Man darf die ästhetischen Erwartungen an das Buch - angeregt von der Verbindung der prestigeträchtigen Zeitschrift National Geographic mit einem vielfach preisgekrönten Tierfilmer - durchaus hoch setzen. Sie werden nicht enttäuscht. Die breite Vielfalt von Fotos wechselt von spektakulären Bildzeugnissen zu prächtigen Tierporträts und so manchen originellen und launigen Schnappschüssen. Sie alle geben beredtes Zeugnis von jenen Eigenschaften, die Andreas Kieling wohl am deutlichsten auszeichnen: Seinem beherzten Willen, die intime Nähe der Tiere zu suchen, und dem kundigen Einfühlungsvermögen, das es ihm ermöglicht, eine solche auch tatsächlich zu finden.
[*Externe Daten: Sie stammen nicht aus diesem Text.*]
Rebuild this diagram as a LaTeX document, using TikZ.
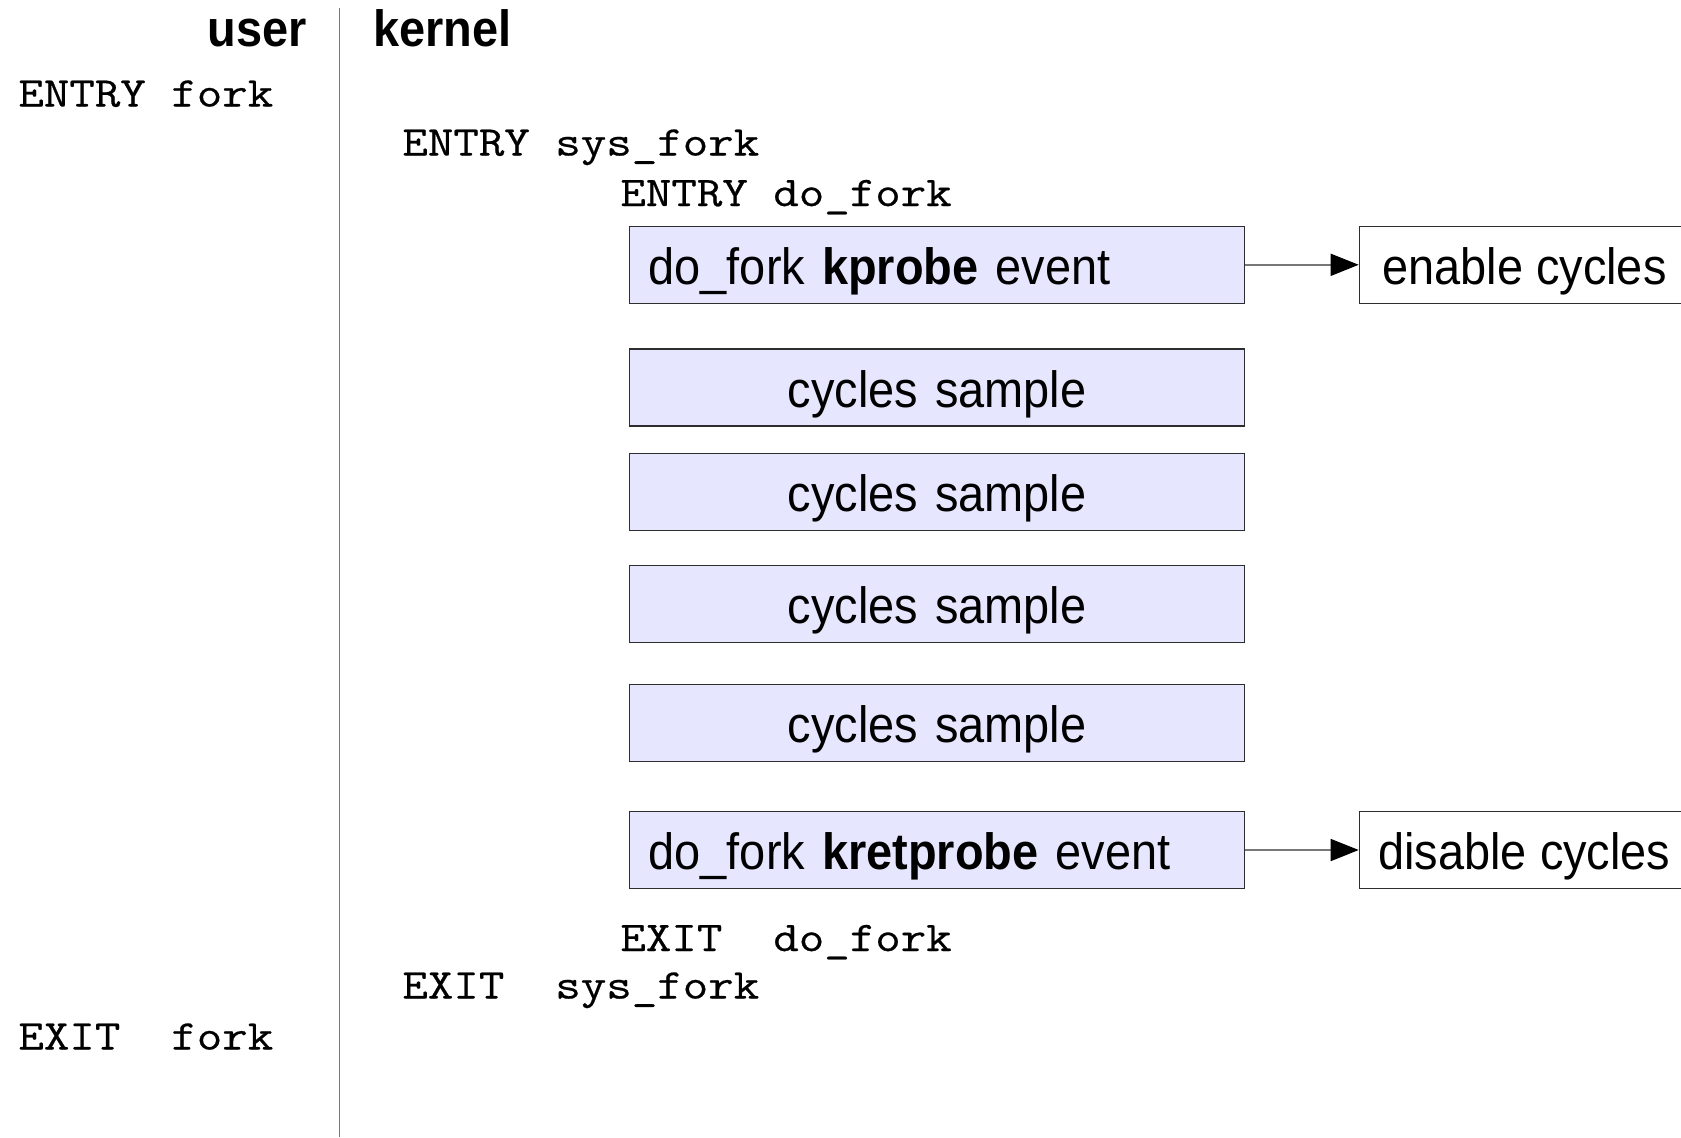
\documentclass[tikz,border=0pt]{standalone}
\usepackage{fontspec}
\setmainfont{Liberation Sans}[FakeStretch=0.92]
\setmonofont{Latin Modern Mono}[FakeStretch=1.17,FakeBold=0.5]
\usetikzlibrary{arrows.meta}

\definecolor{evfill}{RGB}{230,230,255}
\definecolor{evline}{RGB}{45,45,45}
\definecolor{rulegray}{RGB}{120,120,120}

\begin{document}
\begin{tikzpicture}[x=0.5pt,y=-0.5pt,
  sansfont/.style={font=\fontsize{25.5}{30}\selectfont},
  head/.style={font=\fontsize{25.5}{30}\selectfont\bfseries, inner sep=0pt},
  call/.style={font=\fontsize{21.15}{25}\selectfont\ttfamily, anchor=base west, inner sep=0pt},
  boxbase/.style={draw=evline, line width=0.7pt, minimum height=38.5pt,
    inner ysep=0pt, text height=19.5pt, text depth=0pt, sansfont},
  evbox/.style={boxbase, fill=evfill, inner xsep=9.65pt, text width=288.4pt, align=left},
  samplebox/.style={boxbase, fill=evfill, inner xsep=9.65pt, text width=288.4pt, align=center},
  actbox/.style={boxbase, fill=white, inner xsep=0pt, minimum width=165pt},
  rule/.style={draw=rulegray, line width=0.8pt},
  link/.style={draw=rulegray, line width=0.8pt, -{Triangle[length=14pt,width=11pt,color=black]}}
]
\useasboundingbox (0,0) rectangle (1681,1137);
\clip (0,0) rectangle (1681,1137);

% divider between user and kernel space
\coordinate (divtop) at (339.5,8);
\coordinate (divbot) at (339.5,1137);
\draw[rule] (divtop) -- (divbot);

% column headings
\node[head, anchor=base east] (user) at (307.5,46) {user};
\node[head, anchor=base west] (kernel) at (373,46) {kernel};

% call trace
\node[call] (efork)  at (18,106.5)  {ENTRY fork};
\node[call] (esys)   at (402,155.5) {ENTRY sys\_fork};
\node[call] (edo)    at (620,206)   {ENTRY do\_fork};
\node[call] (xdo)    at (620,951)   {EXIT~~do\_fork};
\node[call] (xsys)   at (402,998.5) {EXIT~~sys\_fork};
\node[call] (xfork)  at (18,1049.5) {EXIT~~fork};

% events inside do_fork
\node[evbox]     (kp)  at (937,264.8) {do\_fork \textbf{kprobe} event};
\node[samplebox] (cs1) at (937,387.6) {cycles sample};
\node[samplebox] (cs2) at (937,492)   {cycles sample};
\node[samplebox] (cs3) at (937,604)   {cycles sample};
\node[samplebox] (cs4) at (937,723)   {cycles sample};
\node[evbox]     (kr)  at (937,850)   {do\_fork \textbf{kretprobe} event};

% actions taken on the probe events
\node[actbox] (en)  at (1524.4,264.8) {enable cycles};
\node[actbox] (dis) at (1524.4,850)   {disable cycles};

\draw[link] (kp.east) -- (en.west);
\draw[link] (kr.east) -- (dis.west);
\end{tikzpicture}
\end{document}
Dieselben Eigenschaften der Sensibilität und der Leidenschaft, übersetzt in fassliche Wissensvermittlung im dichten Textteil des Bildbands, sind dann auch unser zweiter Grund, ihn als einen besonderen und kostbaren zu empfehlen. Es ist diesbezüglich zwar Andreas Kielings Eigenart, aus strikt persönlicher Perspektive zu erzählen. Wer darin einen Drang zur Selbstdarstellung entdecken will, dem widersprechen wir nicht. Den Verdacht stützt beispielsweise, dass es "sogar" ihm etwas "mulmig" wird in Situationen, da es unsereins um den Unterleib herum verräterisch warm würde, oder auch, dass die Zahl der Abbildungen seiner selbst und seiner Familie sich in ernsthafte Konkurrenz mit jenen der Tiere begibt. Wir sind jedoch unbedingt entschlossen, ihm das zu verzeihen. Dies einerseits, weil das, was er uns aus seinem Erinnerungsschatz anvertraut, glaubwürdig couragiert und durchwegs unterhaltsam ist. Hauptsächlich jedoch, da er es vermag, die Schilderungen seiner Wagestücke stets an reichhaltigen Informationsgehalt zu binden – und diesen so mittels lebendiger Eindrücke und Emotionen in uns zu verankern. Die gewonnenen Erkenntnisse – zur Tierwelt, den Lebensräumen und den ökologischen Gefährdungen des arktischen Amerika – finden sich anlässlich dieses Buches endlich in die gebührende Nachbarschaft mit seinen spektakulären und berührenden Tier- und Landschaftsfotografien gesetzt.